What should tax transparency and reporting consist of?
On 1 June 2021, the Council of the EU reached an agreement with the EU Parliament on public reporting by Member State. The agreement was based on the proposal for a Directive of the European Parliament and of the Council amending Directive 2013/34/EU as regards disclosure of information on income tax of 13 January 2021(2016/0107(COD)). The proposal extended its scope to the largest domestic traders, i.e. international traders or those whose total annual income for the last two financial years exceeds €750 million, thus obliging them to file tax reports on their activities. The €750 million is subject to conversion into national currency for countries that have not adopted the euro as their national currency. According to the proposal, these entities will be obliged to publish and make available (also on the Internet) information about the income tax they pay. Moreover, entrepreneurs will be obliged to submit a reporting report in which they will publish information such as the company name, type of business activity, number of full-time employees, the amount of income tax and the actually accumulated tax, as well as the accumulated income. The list of required data is specified in detail in Article 48c of the proposal, in order to establish indisputable and uniform rules for obliged entities. It is required that the information is exhaustive and not intended to omit material facts. The entrepreneur is entitled to defer certain information for a period not exceeding 5 years, however, he must substantiate the reasons for his action – the motivation may be the desire not to disclose certain information about his activity for fear of competition.

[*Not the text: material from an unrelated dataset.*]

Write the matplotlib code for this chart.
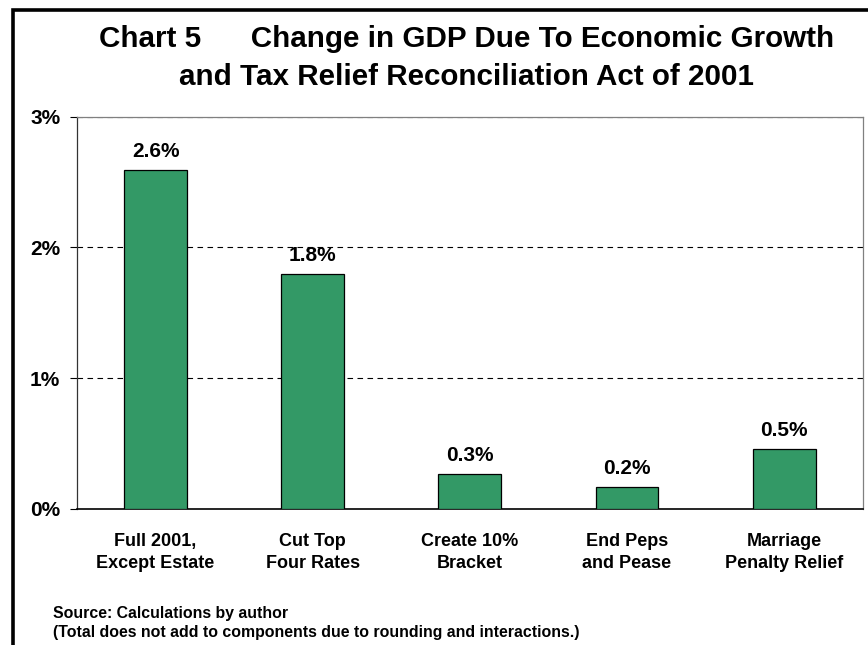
import matplotlib
matplotlib.use('Agg')
import matplotlib.pyplot as plt
from matplotlib.patches import Rectangle

plt.rcParams['font.family'] = ['Liberation Sans', 'DejaVu Sans']
plt.rcParams['font.weight'] = 'bold'

# GDP change by provision, percent
categories = ['Full 2001,\nExcept Estate', 'Cut Top\nFour Rates', 'Create 10%\nBracket',
              'End Peps\nand Pease', 'Marriage\nPenalty Relief']
gdp_change = [2.59, 1.80, 0.27, 0.17, 0.46]
y_ticks = [0, 1, 2, 3]
y_tick_labels = ['0%', '1%', '2%', '3%']

bar_color = '#339966'

fig = plt.figure(figsize=(8.68, 6.45), dpi=100)
ax = fig.add_axes([0.0887, 0.2109, 0.9052, 0.6082])

x = list(range(len(categories)))
ax.bar(x, gdp_change, width=0.4, color=bar_color, edgecolor='black', linewidth=0.9, zorder=3)

for xi, v in zip(x, gdp_change):
    ax.annotate('%.1f%%' % v, (xi, v), xytext=(0, 6.5), textcoords='offset points',
                ha='center', va='bottom', fontsize=15, fontweight='bold')

ax.set_xlim(-0.5, len(categories) - 0.5)
ax.set_ylim(0, 3)
ax.set_yticks(y_ticks)
ax.set_yticklabels(y_tick_labels, fontsize=15, fontweight='bold')
ax.set_xticks(x)
ax.set_xticklabels(categories, fontsize=13, fontweight='bold', linespacing=1.45)
ax.tick_params(axis='x', length=0, pad=17)
ax.tick_params(axis='y', length=5, width=0.8, pad=7, direction='out')

# dashed gridlines at 1%, 2% and 3%
for g in y_ticks[1:]:
    ax.axhline(g, color='black', linewidth=0.8, dashes=(5, 4), zorder=1)

ax.spines['left'].set_color('#333333')
ax.spines['bottom'].set_color('black')
ax.spines['bottom'].set_linewidth(1.2)
ax.spines['top'].set_color('#808080')
ax.spines['right'].set_color('#808080')
for s in ['left', 'top', 'right']:
    ax.spines[s].set_linewidth(0.9)

fig.text(0.538, 1 - 47.3 / 645, 'Chart 5      Change in GDP Due To Economic Growth',
         ha='center', va='baseline', fontsize=21.3, fontweight='bold')
fig.text(0.538, 1 - 85 / 645, 'and Tax Relief Reconciliation Act of 2001',
         ha='center', va='baseline', fontsize=21.3, fontweight='bold')

fig.text(53 / 868, 1 - 618 / 645, 'Source: Calculations by author',
         ha='left', va='baseline', fontsize=11.4, fontweight='bold')
fig.text(53 / 868, 1 - 637 / 645,
         '(Total does not add to components due to rounding and interactions.)',
         ha='left', va='baseline', fontsize=11.4, fontweight='bold')

# outer border (left and top edges fall inside the canvas)
fig.patches.append(Rectangle((13 / 868, -0.1), 1.1, 1 - 10 / 645 + 0.1,
                             transform=fig.transFigure, fill=False,
                             edgecolor='black', linewidth=2.6))

fig.savefig('out.png', dpi=100)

The foundations of the agreement; previous regulation of the issue
The problem of tax fraud and tax avoidance by profitable companies has affected many EU Member States – but they have not been able to tackle the problem at national level. As a result, the issue came to the attention of EU authorities, who decided to develop international solutions. The emergence of the proposal described was preceded by Directive 2013/34/EU of 26 June 2013 on the annual financial statements, consolidated financial statements and related reports of certain types of undertakings. It already required entities to report on the financial activities of the businesses they ran – the level of detail depended on the position, importance and structural complexity of the entities. The reports would be subject to in-depth scrutiny by the EU Commission, and the purpose of their creation was dictated by the maintenance of corporate governance and by providing insight into the transactions carried out by the companies and, consequently, with a check on the integrity of their operations.
In April 2016 the European Commission proposed a solution for the adoption of corporate tax transparency rules, which laid the foundations for the proposal adopted on 1 June 2021.
Significantly, not all countries approved the solutions of the 2013 and 2016 Directives – in 2019, 10 Member States filed a motion alleging the inadequacy of the regulation of income tax disclosure. They invoked the requirement that this regulation be approved by the ECOFIN Council, taking into account the applicable procedural rules. The proposal described in this text appears to be the answer to this ambiguity and was intended to finally resolve the problems that had arisen in the area of reporting.
Adopted solutions – an unnecessary burden or a practical means of combating abuse?
It is debatable whether the solution adopted by the EU authorities is not an unnecessary intrusion into confidential data and an unnecessary hindrance to the activities of top companies. However, a different position is represented by the authorities of Member States, such as Portugal, for example. Portugal’s Minister for the Economy and Digital Transformation, P.S. Vieira, believes that the actions of large companies, such as tax avoidance and aggressive tax policies, have led the country to lose an estimated €50 billion in revenue annually. He stressed that such actions are unethical and harm the interests of honest earning citizens. His views are shared by the main negotiators of the proposal (E. Regner, I.G. del Blanco), who are happy to stress that they have been fighting for its adoption for the last 5 years. It is unquestionable that the desire to eliminate unfair tax practices guided the EU bodies, which explicitly in para. 14 of the preamble to the proposal states that they are taking action in the face of Member States’ failure to deal with the problem. In order to eliminate unfair business practices as effectively as possible, the obligations described were imposed on entities below the ceiling of €750 million in annual revenue, provided that it is proven that they were created in order to allow companies above the ceiling to avoid filing a report.
The agreement reached must then be approved by the Committee on Economic and Monetary Affairs and the Committee on Legal Affairs, as well as by the Council together with the EU Parliament. A vote on the matter is now expected – at which point it will become clear how the further fate of tax controls at EU level will take shape.